‘All Our Asias’ Is a Vital Reminder That Creators Matter


All Our Asias, a short PC game by independent creator Sean Han Tani (creator of Anodyne and Even the Ocean) , begins in surprising fashion. As the game loads up, before any play begins, the creator introduces himself in a text prelude as “The Storyteller,” and explains his vision for the game. All Our Asias is an attempt to get at certain questions about identity and Asian heritage, he writes—a means of wondering what, exactly, people of the Asian diaspora have in common. When this introduction is finished, he begins telling the story, and the game properly begins.

But that oddly explicit introduction isn’t the only unusual thing about All Our Asias. Its visual style is rendered in a blocky, polygonal style taken directly from the early days of 3D gaming, where environments were vague and fuzzy to look at because that’s the only thing the hardware of the time could create. A framing interface of dials, buttons, and circuits surrounds the screen at all times—a constant reminder that this is, in fact, a game.

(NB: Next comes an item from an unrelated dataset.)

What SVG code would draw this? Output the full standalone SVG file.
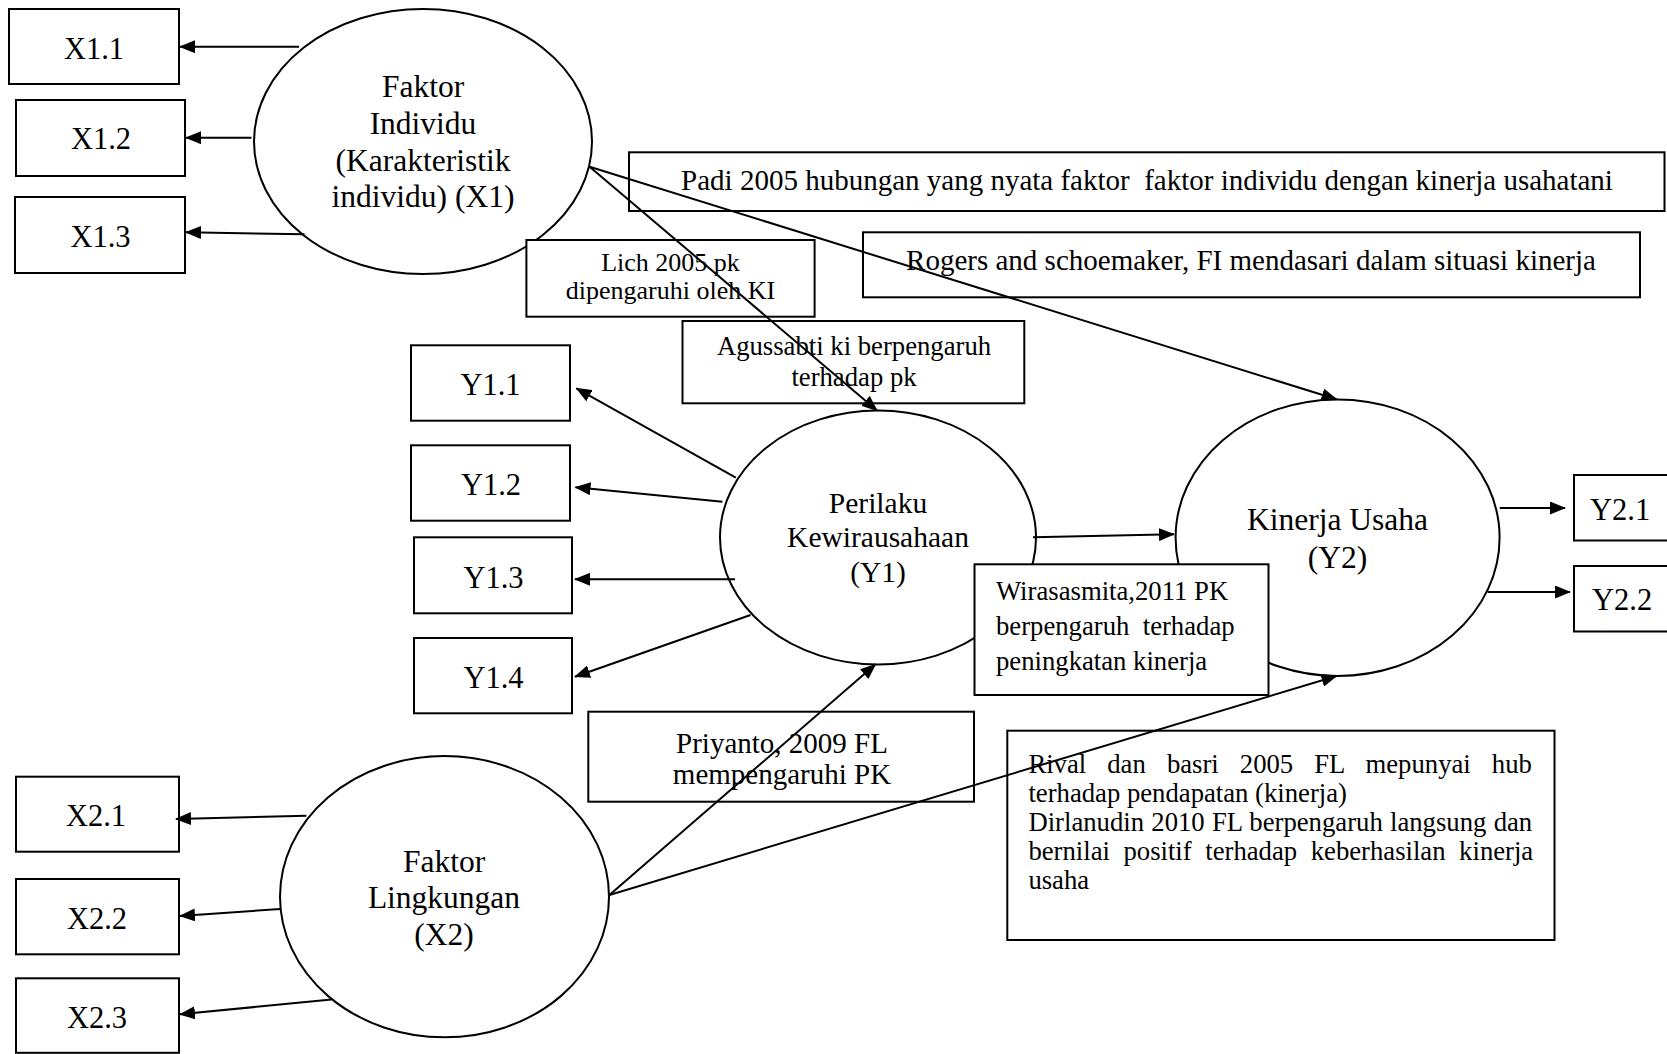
<svg xmlns="http://www.w3.org/2000/svg" width="1667" height="1054" viewBox="0 0 1667 1054">
<style>
  .shape { fill: #fff; stroke: #000; stroke-width: 2; }
  .t { font-family: "Liberation Serif", "Times New Roman", serif; fill: #000; }
  .big { font-size: 30.5px; text-anchor: middle; }
  .lat { font-size: 31.5px; text-anchor: middle; }
  .mid { font-size: 29px; text-anchor: middle; }
  .sm { font-size: 26.7px; }
  .smc { font-size: 26.7px; text-anchor: middle; }
  .conn { stroke: #000; stroke-width: 2; fill: none; marker-end: url(#ah); }
</style>
<defs>
  <marker id="ah" markerUnits="userSpaceOnUse" markerWidth="16" markerHeight="13" refX="15" refY="6.5" orient="auto">
    <path d="M0,0 L16,6.5 L0,13 z" fill="#000"/>
  </marker>
</defs>
<rect width="1667" height="1054" fill="#fff"/>

<!-- latent variables -->
<g id="node-x1">
  <ellipse class="shape" cx="423" cy="141.5" rx="169" ry="132.5"/>
  <text class="t lat" x="423" y="97">Faktor</text>
  <text class="t lat" x="423" y="134">Individu</text>
  <text class="t lat" x="423" y="170.5">(Karakteristik</text>
  <text class="t lat" x="423" y="207">individu) (X1)</text>
</g>
<g id="node-y1">
  <ellipse class="shape" cx="878" cy="537.5" rx="158" ry="127"/>
  <text class="t lat" x="878" y="512.7" style="font-size:29.5px">Perilaku</text>
  <text class="t lat" x="878" y="546.7" style="font-size:29.5px">Kewirausahaan</text>
  <text class="t lat" x="878" y="581.7" style="font-size:29.5px">(Y1)</text>
</g>
<g id="node-y2">
  <ellipse class="shape" cx="1337.6" cy="537.7" rx="162" ry="138.3"/>
  <text class="t lat" x="1337.5" y="530">Kinerja Usaha</text>
  <text class="t lat" x="1337.5" y="568">(Y2)</text>
</g>
<g id="node-x2">
  <ellipse class="shape" cx="444.5" cy="896.7" rx="164.5" ry="140.6"/>
  <text class="t lat" x="444" y="871.7">Faktor</text>
  <text class="t lat" x="444" y="908.3">Lingkungan</text>
  <text class="t lat" x="444" y="945">(X2)</text>
</g>

<!-- indicators -->
<g id="node-x1-1"><rect class="shape" x="9" y="9" width="170" height="75"/><text class="t big" x="94" y="59">X1.1</text></g>
<g id="node-x1-2"><rect class="shape" x="16" y="100" width="169" height="76"/><text class="t big" x="101" y="149">X1.2</text></g>
<g id="node-x1-3"><rect class="shape" x="15" y="197" width="170" height="76"/><text class="t big" x="100.5" y="246.5">X1.3</text></g>

<g id="node-y1-1"><rect class="shape" x="411" y="345.3" width="159" height="75.4"/><text class="t big" x="490.5" y="395">Y1.1</text></g>
<g id="node-y1-2"><rect class="shape" x="411" y="445.3" width="159" height="75.4"/><text class="t big" x="491" y="495">Y1.2</text></g>
<g id="node-y1-3"><rect class="shape" x="414" y="537.3" width="158" height="76"/><text class="t big" x="493.5" y="588.3">Y1.3</text></g>
<g id="node-y1-4"><rect class="shape" x="414" y="638" width="158" height="75.3"/><text class="t big" x="493.5" y="688.3">Y1.4</text></g>

<g id="node-y2-1"><rect class="shape" x="1574" y="475" width="120" height="65.5"/><text class="t big" x="1590" y="520" style="text-anchor:start">Y2.1</text></g>
<g id="node-y2-2"><rect class="shape" x="1574" y="566" width="120" height="65.5"/><text class="t big" x="1592" y="610" style="text-anchor:start">Y2.2</text></g>

<g id="node-x2-1"><rect class="shape" x="16" y="776.7" width="163" height="75"/><text class="t big" x="96" y="826">X2.1</text></g>
<g id="node-x2-2"><rect class="shape" x="16" y="879" width="163" height="75.3"/><text class="t big" x="97" y="929">X2.2</text></g>
<g id="node-x2-3"><rect class="shape" x="16" y="978.3" width="163" height="74.5"/><text class="t big" x="97" y="1028.3">X2.3</text></g>

<!-- annotation boxes -->
<g id="note-padi">
  <rect class="shape" x="629" y="152.3" width="1035.5" height="58.7"/>
  <text class="t mid" x="1147" y="190" xml:space="preserve">Padi 2005 hubungan yang nyata faktor  faktor individu dengan kinerja usahatani</text>
</g>
<g id="note-rogers">
  <rect class="shape" x="863" y="232.3" width="777" height="65"/>
  <text class="t mid" x="1251" y="270">Rogers and schoemaker, FI mendasari dalam situasi kinerja</text>
</g>
<g id="note-lich">
  <rect class="shape" x="526.4" y="240" width="288.2" height="76.7"/>
  <text class="t smc" x="670.5" y="271" style="font-size:26px">Lich 2005 pk</text>
  <text class="t smc" x="670.5" y="299" style="font-size:26px">dipengaruhi oleh KI</text>
</g>
<g id="note-agussabti">
  <rect class="shape" x="682.5" y="321" width="341.8" height="82.3"/>
  <text class="t smc" x="854" y="355">Agussabti ki berpengaruh</text>
  <text class="t smc" x="854" y="386">terhadap pk</text>
</g>
<g id="note-wirasasmita">
  <rect class="shape" x="974.5" y="564.3" width="294" height="130.7"/>
  <text class="t sm" x="996" y="600">Wirasasmita,2011 PK</text>
  <text class="t sm" x="996" y="634.5" xml:space="preserve">berpengaruh  terhadap</text>
  <text class="t sm" x="996" y="670">peningkatan kinerja</text>
</g>
<g id="note-priyanto">
  <rect class="shape" x="588.3" y="711.7" width="385.7" height="90"/>
  <text class="t mid" x="782" y="753">Priyanto, 2009 FL</text>
  <text class="t mid" x="782" y="784">mempengaruhi PK</text>
</g>
<g id="note-rival">
  <rect class="shape" x="1007.3" y="730.7" width="547.2" height="209.3"/>
  <text class="t sm" x="1028.4" y="773" style="word-spacing:14.4px">Rival dan basri 2005 FL mepunyai hub</text>
  <text class="t sm" x="1028.4" y="802">terhadap pendapatan (kinerja)</text>
  <text class="t sm" x="1028.4" y="831" style="word-spacing:0.6px">Dirlanudin 2010 FL berpengaruh langsung dan</text>
  <text class="t sm" x="1028.4" y="860" style="word-spacing:6.9px">bernilai positif terhadap keberhasilan kinerja</text>
  <text class="t sm" x="1028.4" y="889">usaha</text>
</g>

<!-- connectors -->
<g id="connectors">
  <path class="conn" d="M299,46.7 L180,46.7"/>
  <path class="conn" d="M251.5,137.7 L186,137.7"/>
  <path class="conn" d="M304.5,234.3 L186,232.3"/>
  <path class="conn" d="M589.6,166.7 L877,410.5"/>
  <path class="conn" d="M589.6,166.7 L1336.5,399.3"/>
  <path class="conn" d="M735.8,477.7 L576.4,388.3"/>
  <path class="conn" d="M722.4,501.7 L575.5,487.3"/>
  <path class="conn" d="M735,579.3 L575,579.3"/>
  <path class="conn" d="M750.5,615 L575,676.7"/>
  <path class="conn" d="M1033,537.3 L1174,534.3"/>
  <path class="conn" d="M1499.7,508 L1565,508"/>
  <path class="conn" d="M1487.5,592 L1570,592"/>
  <path class="conn" d="M609.4,895 L875.5,664.3"/>
  <path class="conn" d="M609.4,895 L1336.5,676"/>
  <path class="conn" d="M306.4,815.7 L176,819"/>
  <path class="conn" d="M280,909 L180,916"/>
  <path class="conn" d="M331.5,999.5 L180,1014.3"/>
</g>
</svg>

Most games try, at least a little bit, to hide their game-y-ness. Like in theatre and TV, there’s the idea of the fourth wall, and a general agreement that breaking it is likely a bad idea. A player in a game should be made to feel that their experience is a facsimile of reality, the conventional wisdom goes. When asked about the themes or meaning of their games, most major creators say that that’s up to the player decide. A designer’s role isn’t to talk; it’s to facilitate. All Our Asias quietly resists these ideas about games, and it’s better for it.

Han Tani’s story, about a man named Yukio diving into a VR reconstruction of his dying father’s memories, is enriched by the sense that it’s an authored story, a deliberate attempt to use interactivity to communicate and understand. The game’s surrealism, drawn largely from the vague, foggy graphics, feels like the working of a mind, both of Yukio’s father and of Han Tani himself. It’s a dream in the mind of the artist.

Every game is, in its way. But Han Tani’s insistence on including himself in his game lends All Our Asias a strong sense of the personal. It’s not autobiographical, but it asks questions that seem personally essential to the author, and gives Yukio’s strange, meditative journey a quiet insistence. What connects us, really? What does Yukio have in common with a father he never knew? What do I have in common with people of my race, or class?

All Our Asias is a simple game, a surreal platformer through a man’s dying mind, woven together by a son’s hope to know him in his final moments. But it’s also a showcase of the power games can have when artists take full responsibility for their creation and their inevitable presence within it. All art has an imprint of the people who made it. But not all creators are brave enough to admit that, or use it. Sean Han Tani is, and All Our Asias is made a better game for it.